2) Track FBHP Alongside Rate and Water Cut
Pressure alone does not tell the whole story. Pair FBHP with liquid rate, oil rate, gas rate, and water cut trends. This makes it easier to distinguish reservoir decline from mechanical restrictions or lift inefficiency.
3) Calibrate with Measured Downhole Data
Whenever downhole gauges or pressure surveys are available, calibrate the calculator. Keep a correction record by well and by completion interval. Over time, this produces higher confidence surveillance with less uncertainty.
4) Include Tubing Integrity in Interpretation
Scale, wax, corrosion, or partial restrictions can increase friction losses significantly. If calculated friction trends rise with stable rates and fluid properties, inspect possible mechanical causes.
5) Use Scenario Testing Before Operational Changes
Before changing choke size, lift gas rate, or pump settings, run multiple scenarios. The chart in this calculator helps visualize how FBHP shifts with flow rate. That sensitivity curve can prevent overcorrection and reduce instability.

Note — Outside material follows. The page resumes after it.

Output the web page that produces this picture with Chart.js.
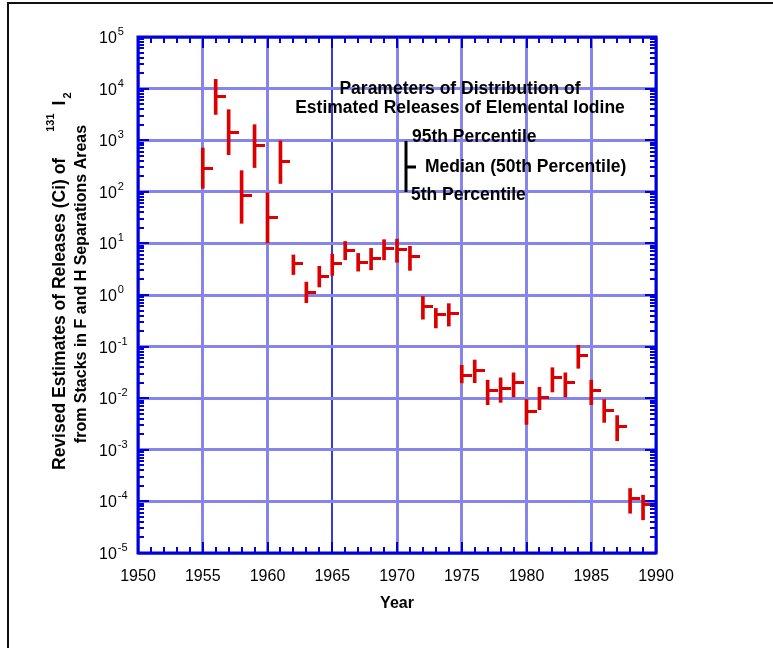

Authoritative References for Further Technical Context
For deeper technical verification and data context, review these sources:
- US Energy Information Administration (EIA) petroleum data and production statistics
- US Geological Survey (USGS) energy and minerals resources information
- Penn State petroleum and natural gas engineering educational materials
Final Takeaway
A flowing bottom hole pressure calculator is not just a classroom formula tool. It is a frontline production instrument that supports fast and better decisions in active wells. By combining wellhead pressure, hydrostatic loading, and tubing friction effects, engineers can estimate drawdown trends and respond before performance losses become costly. Use the calculator consistently, feed it reliable field data, calibrate against measured downhole pressure whenever possible, and pair it with broader nodal analysis for high value interventions. That approach turns simple pressure math into practical production gains.